California federal judge Stanley Blumenfeld Jr. issued the ruling on Thursday. He said the lawsuit failed to prove that the JENNER token met the legal definition of a security.

The case centered on the Howey Test, a standard from a 1946 Supreme Court case. Under this test, an investment contract must involve money pooled in a common enterprise with an expectation of profit from others’ efforts.
The judge ruled that two of the three Howey Test requirements were not met. He found no evidence of a “common enterprise” among JENNER token buyers.
Lee Greenfield, a UK citizen, was the lead plaintiff. He said he lost more than $40,000 buying the token on both the Solana and Ethereum blockchains in May 2024.
Greenfield argued that Jenner used her celebrity status to hype the token. The complaint referenced an X post showing an AI-generated image of Jenner in a “JENNER ETH” T-shirt, promoting the token to the public.
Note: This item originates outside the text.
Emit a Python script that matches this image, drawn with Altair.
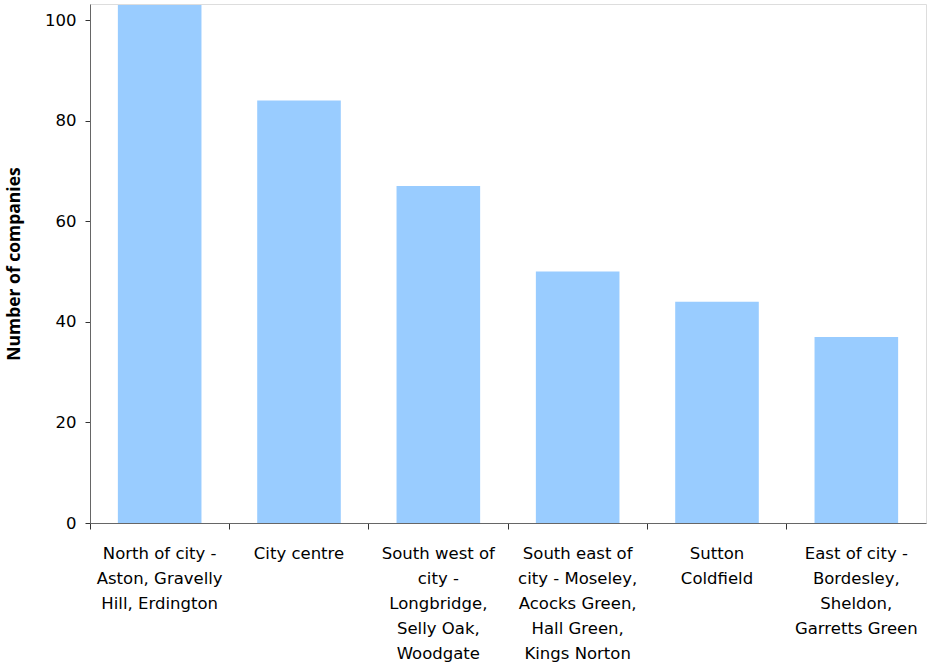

The original lawsuit was filed in November 2024 against Jenner and her manager Sophia Hutchins. Hutchins later died in July 2025.
The amended complaint argued investors had pooled assets because Jenner promised a 3% transaction fee would fund token buybacks, marketing, donations to Donald Trump’s campaign, and fractional ownership of her Olympic gold medal.
The judge rejected the pooling argument. He said the allegations did not show investors agreed to split profits and losses or pool resources for anything beyond buying the coin itself.
The gold medal ownership plan was announced in August 2024, after Greenfield had already made his purchases, and was never carried out.
The judge also dismissed Jenner’s promotional activity as not enough to establish a common enterprise on its own.
JENNER first launched on the Solana blockchain in May 2024 through the platform Pump.fun. It quickly drew controversy when Jenner and other celebrities claimed they were scammed by a collaborator named Sahil Arora.
Jenner relaunched the token on Ethereum. Investors claimed this hurt the value of the original Solana version.
The token peaked at a market value of nearly $7.5 million in June 2024. It has since lost nearly all of its value.
The judge denied the plaintiff’s request to file a third amended complaint. Non-federal claims under California contract and fraud law were referred to state court.